A crime is a crime. But when the perpetrators are those with whom we should feel most safe and secured, how do we deal with it? We are not talking about small acts of thievery and cheat. We are talking about lives and well-being of young boys and girls.

Media know and play by their rules. They are acutely aware of the roles they must play in the making of a society that is harmonious and safe for both adults and children. When someone gone mental comes hovering down on our children to violate their innocence, the media will not unsee and keep shut. Because that is not right.

When teachers molest children and throw babies out of windows, some experts hold the view that media has overdone with reporting the incidences. There will always be varying viewpoints. But the rules that govern our personal beliefs must also change with intensity and growing nature of crimes that unfold by the day in the communities.

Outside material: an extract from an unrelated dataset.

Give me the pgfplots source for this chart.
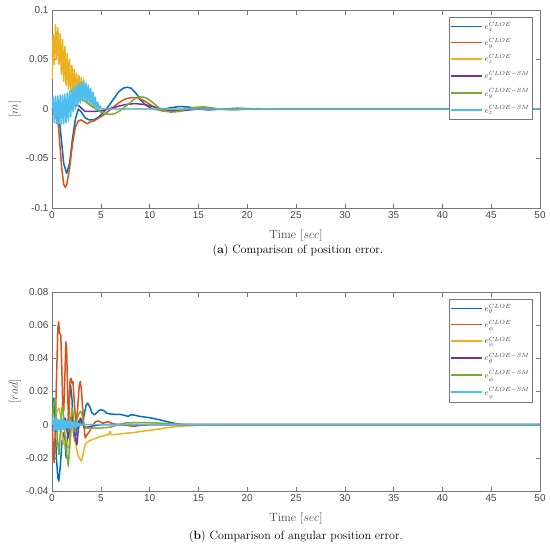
\documentclass[border=0pt]{standalone}
\usepackage{pgfplots}
\pgfplotsset{compat=1.18}
\usepackage{fontspec}
\newfontfamily\tickfont{Liberation Sans}
\definecolor{c1}{RGB}{0,114,189}
\definecolor{c2}{RGB}{217,83,25}
\definecolor{c3}{RGB}{237,177,32}
\definecolor{c4}{RGB}{126,47,142}
\definecolor{c5}{RGB}{119,172,48}
\definecolor{c6}{RGB}{77,190,238}
\definecolor{axgray}{RGB}{120,120,120}
\definecolor{labgray}{RGB}{70,70,70}
\pgfplotsset{
 myax/.style={scale only axis, width=488bp, xmin=0, xmax=50,
  xtick={0,5,10,15,20,25,30,35,40,45,50},
  xticklabels={0,5,10,15,20,25,30,35,40,45,50},
  scaled ticks=false, tick align=inside, major tick length=4.5bp,
  axis line style={draw=axgray, line width=0.5pt},
  tick style={draw=axgray, line width=0.5pt},
  ticklabel style={font=\tickfont\fontsize{10}{12}\selectfont, text=labgray},
  label style={text=labgray, font=\fontsize{12}{14}\selectfont},
  xlabel={Time [$sec$]},
  xlabel style={at={(axis description cs:0.5,0)}, anchor=center, yshift=-28bp},
  ylabel style={at={(axis description cs:-0.076,0.5)}, anchor=center},
  legend cell align=left,
  legend style={at={(rel axis cs:0.984,0.965)}, anchor=north east, draw=axgray, fill=white,
    font=\fontsize{8.5}{10}\selectfont, text=labgray, row sep=4bp, inner xsep=1bp, inner ysep=3bp,
    nodes={inner xsep=1.5bp}},
  legend image code/.code={\draw[##1, line width=1.5pt] (0bp,0bp) -- (31bp,0bp);},
  every axis plot/.append style={line width=1.5pt, no markers, line join=round},
 }
}
\begin{document}
\begin{tikzpicture}
\useasboundingbox (0bp,0bp) rectangle (550bp,-553bp);
\begin{axis}[myax, at={(52bp,-10bp)}, anchor=north west, height=198bp,
  ymin=-0.1, ymax=0.1, ytick={-0.1,-0.05,0,0.05,0.1},
  yticklabels={{-0.1},{-0.05},{0},{0.05},{0.1}},
  ylabel={[$m$]},
  legend entries={$e_x^{CLOE}$,$e_y^{CLOE}$,$e_z^{CLOE}$,$e_x^{CLOE-SM}$,$e_y^{CLOE-SM}$,$e_z^{CLOE-SM}$}]
\addplot[c1] coordinates {(0,0) (0.5,-0.002) (0.8,-0.015) (1.0,-0.035) (1.2,-0.055) (1.5,-0.065) (1.8,-0.055) (2.1,-0.03) (2.4,-0.01) (2.7,0.0) (3.0,-0.003) (3.4,-0.009) (3.8,-0.011) (4.3,-0.011) (4.8,-0.008) (5.3,-0.003) (5.8,0.003) (6.3,0.010) (6.8,0.017) (7.3,0.021) (7.7,0.022) (8.1,0.021) (8.6,0.016) (9.1,0.009) (9.6,0.004) (10.3,0.0) (11,-0.001) (12,0.001) (13,0.0025) (14,0.002) (15,0) (16,-0.001) (17.5,0) (19,0.0008) (21,0) (50,0)};
\addplot[c2] coordinates {(0,0) (0.4,0) (0.6,-0.01) (0.8,-0.035) (1.0,-0.06) (1.2,-0.076) (1.35,-0.079) (1.5,-0.077) (1.8,-0.06) (2.1,-0.035) (2.4,-0.018) (2.7,-0.012) (3.0,-0.011) (3.3,-0.013) (3.6,-0.015) (3.9,-0.013) (4.3,-0.012) (4.8,-0.009) (5.3,-0.006) (5.8,-0.002) (6.3,0.002) (6.8,0.006) (7.3,0.009) (7.8,0.011) (8.3,0.0115) (8.8,0.011) (9.3,0.009) (9.8,0.006) (10.3,0.003) (10.8,0.0) (11.3,-0.002) (12,-0.0025) (12.8,-0.002) (13.5,-0.0005) (14.5,0.0008) (15.5,0.001) (16.5,0) (50,0)};
\addplot[c3] coordinates {(0,0.03) (0.12,0.075) (0.24,0.045) (0.36,0.085) (0.48,0.05) (0.60,0.082) (0.72,0.045) (0.84,0.076) (0.96,0.035) (1.08,0.07) (1.20,0.028) (1.32,0.063) (1.44,0.024) (1.56,0.056) (1.68,0.02) (1.80,0.05) (1.92,0.017) (2.04,0.044) (2.16,0.015) (2.28,0.04) (2.40,0.013) (2.52,0.036) (2.64,0.012) (2.76,0.034) (2.88,0.011) (3.00,0.032) (3.12,0.01) (3.24,0.03) (3.36,0.008) (3.48,0.026) (3.60,0.006) (3.72,0.022) (3.84,0.005) (3.96,0.017) (4.08,0.003) (4.20,0.012) (4.32,0.002) (4.44,0.008) (4.56,0.001) (4.68,0.005) (4.80,0.0005) (4.92,0.003) (5.04,0.0005) (5.4,0) (50,0)};
\addplot[c4] coordinates {(0,0) (0.6,0.003) (1.2,-0.003) (1.8,0.004) (2.4,0.004) (2.8,0.003) (3.1,0.0) (3.4,-0.0025) (4,-0.0025) (5,-0.002) (5.8,0) (6.5,0.002) (7.5,0.0045) (8.5,0.0055) (9.5,0.0045) (10.5,0.002) (11.3,0) (12,-0.0015) (13,-0.0022) (14,-0.001) (15,0) (50,0)};
\addplot[c5] coordinates {(0,0) (0.5,0.004) (1,-0.004) (1.5,0.006) (2,0.004) (2.5,0.01) (3,0.01) (3.5,0.007) (4,0.003) (4.5,0.0) (5,-0.003) (5.5,-0.005) (6,-0.0055) (6.5,-0.0045) (7,-0.0015) (7.5,0.0025) (8,0.0065) (8.5,0.0105) (9,0.0122) (9.5,0.0118) (10,0.009) (10.5,0.005) (11,0.001) (11.5,-0.0018) (12.2,-0.0032) (13,-0.0025) (13.7,-0.0003) (14.5,0.0015) (15.5,0.0023) (16.5,0.001) (17.5,-0.0005) (18.5,-0.001) (19.5,-0.0005) (21,0.0003) (23,0) (50,0)};
\addplot[c6] coordinates {(0,0) (0.12,0.012) (0.24,-0.014) (0.36,0.013) (0.48,-0.015) (0.60,0.013) (0.72,-0.015) (0.84,0.014) (0.96,-0.015) (1.08,0.014) (1.20,-0.015) (1.32,0.015) (1.44,-0.014) (1.56,0.016) (1.68,-0.012) (1.80,0.018) (1.92,-0.008) (2.04,0.02) (2.16,-0.003) (2.28,0.022) (2.40,0.0) (2.52,0.024) (2.64,0.003) (2.76,0.026) (2.88,0.006) (3.00,0.027) (3.12,0.008) (3.24,0.028) (3.36,0.009) (3.48,0.026) (3.60,0.008) (3.72,0.024) (3.84,0.006) (3.96,0.021) (4.08,0.004) (4.20,0.017) (4.32,0.002) (4.44,0.012) (4.56,0.0) (4.68,0.007) (4.80,-0.001) (4.92,0.003) (5.04,0) (5.4,0) (50,0)};
\end{axis}
\node[font=\fontsize{12}{14}\selectfont] at (298bp,-251bp) {(\textbf{a}) Comparison of position error.};
\begin{axis}[myax, at={(52bp,-292bp)}, anchor=north west, height=199bp,
  ymin=-0.04, ymax=0.08, ytick={-0.04,-0.02,0,0.02,0.04,0.06,0.08},
  yticklabels={{-0.04},{-0.02},{0},{0.02},{0.04},{0.06},{0.08}},
  ylabel={[$rad$]},
  legend entries={$e_\theta^{CLOE}$,$e_\phi^{CLOE}$,$e_\psi^{CLOE}$,$e_\theta^{CLOE-SM}$,$e_\phi^{CLOE-SM}$,$e_\psi^{CLOE-SM}$}]
\addplot[c1] coordinates {(0,0) (0.1,0.01) (0.2,0.016) (0.3,0.005) (0.45,-0.02) (0.6,-0.032) (0.7,-0.034) (0.85,-0.025) (1.0,-0.012) (1.15,-0.005) (1.3,-0.008) (1.45,-0.02) (1.6,-0.005) (1.75,0.015) (1.9,0.024) (2.05,0.015) (2.2,-0.005) (2.35,-0.01) (2.5,-0.004) (2.7,0.002) (2.9,0.003) (3.1,0.0) (3.3,0.006) (3.5,0.012) (3.65,0.013) (3.85,0.011) (4.1,0.007) (4.4,0.006) (4.7,0.008) (5.0,0.009) (5.3,0.0085) (5.6,0.007) (6.0,0.0064) (6.5,0.0062) (7.0,0.0062) (7.5,0.0055) (7.8,0.005) (8.1,0.006) (8.4,0.0058) (9.0,0.005) (10,0.0042) (11,0.003) (11.8,0.0018) (12.8,0.0005) (13.5,0.0) (50,0)};
\addplot[c2] coordinates {(0,0) (0.1,-0.01) (0.22,-0.023) (0.3,-0.01) (0.45,0.025) (0.6,0.058) (0.68,0.062) (0.78,0.055) (0.9,0.054) (1.0,0.035) (1.1,0.012) (1.2,0.008) (1.3,0.025) (1.42,0.05) (1.5,0.046) (1.62,0.015) (1.72,0.002) (1.85,0.027) (1.95,0.028) (2.05,0.025) (2.15,0.026) (2.3,0.012) (2.45,0.001) (2.6,0.008) (2.8,0.024) (2.9,0.026) (3.0,0.022) (3.2,0.005) (3.4,-0.008) (3.6,-0.006) (3.85,-0.004) (4.2,0.0) (4.5,0.002) (4.8,0.0022) (5.2,0.0008) (5.5,0.0015) (5.8,0.0018) (6.2,0.0005) (7,0.0) (7.8,-0.0005) (8.3,-0.001) (9,-0.0005) (10,0) (50,0)};
\addplot[c3] coordinates {(0,0) (0.3,0.002) (0.5,0.008) (0.7,0.01) (0.85,0.006) (1.0,-0.004) (1.2,-0.012) (1.4,-0.008) (1.6,-0.012) (1.8,-0.015) (2.0,-0.002) (2.15,0.003) (2.3,-0.006) (2.5,-0.014) (2.7,-0.019) (2.9,-0.021) (3.0,-0.022) (3.15,-0.019) (3.3,-0.014) (3.5,-0.011) (3.7,-0.0103) (3.9,-0.0095) (4.2,-0.0088) (4.5,-0.0082) (4.9,-0.0072) (5.3,-0.0068) (5.6,-0.006) (5.8,-0.0062) (5.95,-0.004) (6.1,-0.006) (6.7,-0.0058) (7.5,-0.0052) (8.3,-0.0048) (9.2,-0.004) (10,-0.0034) (11,-0.0026) (11.8,-0.0018) (12.8,-0.0011) (13.5,-0.0008) (15.2,-0.0004) (17,0) (50,0)};
\addplot[c4] coordinates {(0,0) (0.25,-0.003) (0.5,-0.004) (0.75,0.002) (1.0,-0.002) (1.2,0.003) (1.36,0.004) (1.55,-0.004) (1.7,-0.008) (1.85,0.0) (2.04,0.006) (2.2,0.0) (2.4,-0.008) (2.55,-0.012) (2.7,-0.003) (2.9,0.004) (3.1,0.002) (3.3,-0.002) (3.6,-0.0015) (4.2,-0.0008) (5,0) (50,0)};
\addplot[c5] coordinates {(0,0) (0.15,0.012) (0.3,0.016) (0.45,0.002) (0.6,-0.012) (0.72,-0.018) (0.85,-0.005) (1.0,0.01) (1.12,0.011) (1.25,0.0) (1.4,-0.012) (1.55,-0.02) (1.68,-0.025) (1.8,-0.012) (1.95,0.005) (2.05,0.01) (2.2,0.004) (2.35,-0.004) (2.5,0.002) (2.7,0.006) (2.9,0.008) (3.05,0.007) (3.25,0.0) (3.5,-0.002) (4,-0.0022) (5,-0.002) (6,-0.0015) (6.8,0.0) (7.5,0.001) (8.5,0.0012) (10,0.0012) (11.5,0.0008) (13,0.0003) (15,0) (50,0)};
\addplot[c6] coordinates {(0,0) (0.1,0.003) (0.2,-0.004) (0.3,0.004) (0.4,-0.003) (0.5,0.004) (0.6,-0.004) (0.7,0.003) (0.8,-0.003) (0.9,0.003) (1.0,-0.003) (1.1,0.003) (1.2,-0.003) (1.3,0.0025) (1.4,-0.0025) (1.5,0.0025) (1.6,-0.002) (1.7,0.002) (1.8,-0.002) (1.9,0.002) (2.0,-0.002) (2.1,0.0015) (2.2,-0.0015) (2.3,0.0015) (2.4,-0.0012) (2.5,0.0012) (2.6,-0.001) (2.7,0.001) (2.8,-0.0008) (2.9,0.0008) (3.0,-0.0005) (3.2,0.0005) (3.4,0) (50,0)};
\end{axis}
\node[font=\fontsize{12}{14}\selectfont] at (296bp,-537bp) {(\textbf{b}) Comparison of angular position error.};
\end{tikzpicture}
\end{document}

A teacher who had a past record of having molested his students and landed a job in a school in Thimphu to repeat the same crime in broad day light in a class is disturbing. May be it is not for certain people. Teachers allegedly impregnating support staff and throwing a newborn out the window is unsettling.  May be some media experts see it differently. Media practitioners have moved on, though. They are worried by the loss of one relic piece from a choeten and by one inappropriate touch of an adult’s hand on children.

And there are many crimes in between.

If crimes committed are horrendous, shocking and inhuman it is the responsibility of the media to bring them, the perpetrators, to the fore so that even if it means nothing to them people are aware of and alert about the dangers in our vicinities.

It is often the image of the group we protect that is at the heart of complacency and rising crime rates. Concerning the recent crimes, teachers are, of course, embarrassed by what a few among them in their warped sense of being did what they did, but they are equally and openly against such behaviours from among them.

Condemning the recent incidents, Prime Minister Tshering Tobgay has asked the Office of the Attorney General to investigate and prosecute the case thoroughly and hand down the heaviest punishments to the guilty. He said no person who has been indicted for rape, sexual harassment and molestation, especially of a child or a minor should be given security clearance for a lifetime for any kind of work.

This is perhaps how certain acts of crime should be dealt with, but then crimes in their myriad manifestations will continue to occur.

There is today a yawning gap that needs to be filled. Where laws are short of hand, media are going all out. And they will continue to do so boldly to make our society safe for all.